**EXERCISE INPUT**

/---

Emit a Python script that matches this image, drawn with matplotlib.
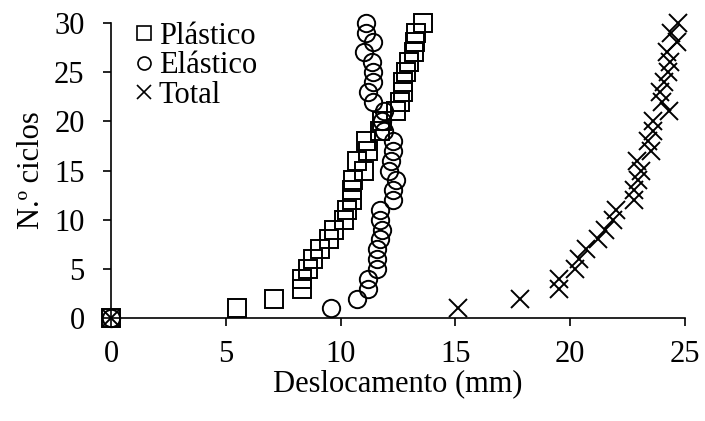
import matplotlib.pyplot as plt

plt.rcParams['font.family'] = ['Liberation Serif', 'DejaVu Serif']

# --- dados ---
ciclos = list(range(0, 31))

plastico = [0, 5.5, 7.1, 8.3, 8.3, 8.6, 8.8, 9.1, 9.5, 9.7, 10.15,
            10.3, 10.5, 10.5, 10.55, 11.0, 10.7, 11.2, 11.1, 11.7, 11.8,
            12.4, 12.6, 12.7, 12.7, 12.85, 13.0, 13.2, 13.25, 13.3, 13.6]

elastico = [0, 9.6, 10.7, 11.2, 11.2, 11.6, 11.6, 11.6, 11.7, 11.8, 11.7,
            11.7, 12.3, 12.3, 12.4, 12.1, 12.2, 12.3, 12.3, 11.9, 11.8,
            11.9, 11.4, 11.2, 11.4, 11.4, 11.35, 11.0, 11.4, 11.1, 11.1]

total = [0, 15.1, 17.8, 19.5, 19.5, 20.2, 20.4, 20.7, 21.2, 21.5, 21.85,
         22.0, 22.8, 22.8, 22.95, 23.1, 22.9, 23.5, 23.4, 23.6, 23.6,
         24.3, 24.0, 23.9, 24.1, 24.25, 24.35, 24.2, 24.65, 24.4, 24.7]

series = [
    (plastico, 's', 'Plástico'),
    (elastico, 'o', 'Elástico'),
    (total, 'x', 'Total'),
]

FS = 22
MS = 12.5

fig = plt.figure(figsize=(7.05, 4.21), dpi=100)
ax = fig.add_axes([0.1574, 0.244, 0.8142, 0.702])

for vals, mk, lab in series:
    ax.plot(vals, ciclos, linestyle='none', marker=mk, markersize=MS,
            markerfacecolor='none', markeredgecolor='black',
            markeredgewidth=1.4, label=lab, clip_on=False, zorder=3)

ax.set_xlim(0, 25)
ax.set_ylim(0, 30)
ax.set_xticks(range(0, 26, 5))
ax.set_yticks(range(0, 31, 5))

for s in ['top', 'right']:
    ax.spines[s].set_visible(False)
for s in ['left', 'bottom']:
    ax.spines[s].set_linewidth(1.2)

ax.tick_params(direction='out', length=6, width=1.2, labelsize=FS)
ax.tick_params(axis='x', pad=10)
ax.tick_params(axis='y', pad=13)

ax.set_xlabel('Deslocamento (mm)', fontsize=FS, labelpad=0)
ax.set_ylabel('N.º ciclos', fontsize=FS, labelpad=6)

leg = ax.legend(loc='upper left', bbox_to_anchor=(0.022, 1.045), frameon=False,
                fontsize=FS, handlelength=0.55, handletextpad=0.2,
                labelspacing=0.02, borderaxespad=0, markerscale=0.75)
for h in leg.legend_handles:
    h.set_markeredgewidth(1.2)

fig.savefig('out.png', dpi=100)
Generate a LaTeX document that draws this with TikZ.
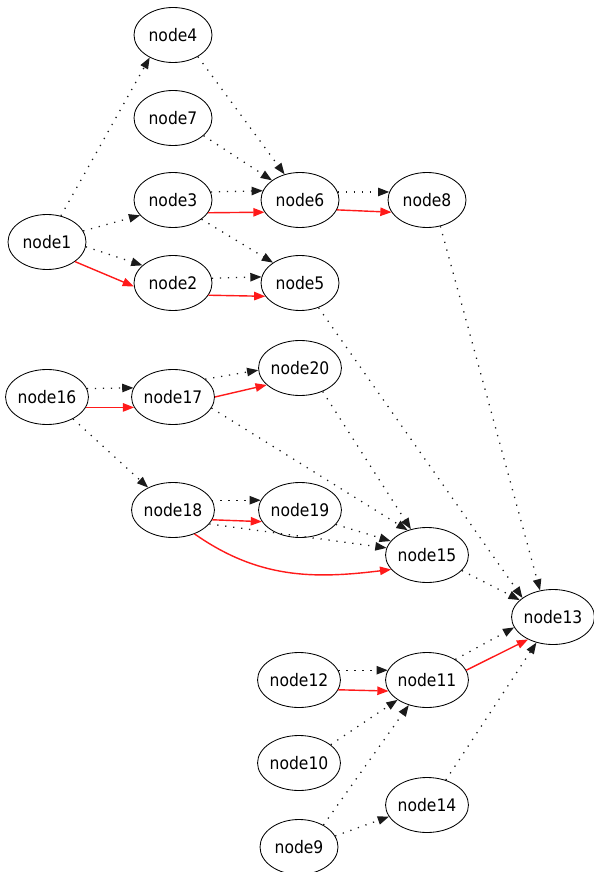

\---

**AIM**
Take the lines above from the top of the records through the one with "ax.spines[s].set_linewidth(1.2)" and repeat them exactly, without any pictures.

**IN RESPONSE**
Emit a Python script that matches this image, drawn with matplotlib.
import matplotlib.pyplot as plt

plt.rcParams['font.family'] = ['Liberation Serif', 'DejaVu Serif']

# --- dados ---
ciclos = list(range(0, 31))

plastico = [0, 5.5, 7.1, 8.3, 8.3, 8.6, 8.8, 9.1, 9.5, 9.7, 10.15,
            10.3, 10.5, 10.5, 10.55, 11.0, 10.7, 11.2, 11.1, 11.7, 11.8,
            12.4, 12.6, 12.7, 12.7, 12.85, 13.0, 13.2, 13.25, 13.3, 13.6]

elastico = [0, 9.6, 10.7, 11.2, 11.2, 11.6, 11.6, 11.6, 11.7, 11.8, 11.7,
            11.7, 12.3, 12.3, 12.4, 12.1, 12.2, 12.3, 12.3, 11.9, 11.8,
            11.9, 11.4, 11.2, 11.4, 11.4, 11.35, 11.0, 11.4, 11.1, 11.1]

total = [0, 15.1, 17.8, 19.5, 19.5, 20.2, 20.4, 20.7, 21.2, 21.5, 21.85,
         22.0, 22.8, 22.8, 22.95, 23.1, 22.9, 23.5, 23.4, 23.6, 23.6,
         24.3, 24.0, 23.9, 24.1, 24.25, 24.35, 24.2, 24.65, 24.4, 24.7]

series = [
    (plastico, 's', 'Plástico'),
    (elastico, 'o', 'Elástico'),
    (total, 'x', 'Total'),
]

FS = 22
MS = 12.5

fig = plt.figure(figsize=(7.05, 4.21), dpi=100)
ax = fig.add_axes([0.1574, 0.244, 0.8142, 0.702])

for vals, mk, lab in series:
    ax.plot(vals, ciclos, linestyle='none', marker=mk, markersize=MS,
            markerfacecolor='none', markeredgecolor='black',
            markeredgewidth=1.4, label=lab, clip_on=False, zorder=3)

ax.set_xlim(0, 25)
ax.set_ylim(0, 30)
ax.set_xticks(range(0, 26, 5))
ax.set_yticks(range(0, 31, 5))

for s in ['top', 'right']:
    ax.spines[s].set_visible(False)
for s in ['left', 'bottom']:
    ax.spines[s].set_linewidth(1.2)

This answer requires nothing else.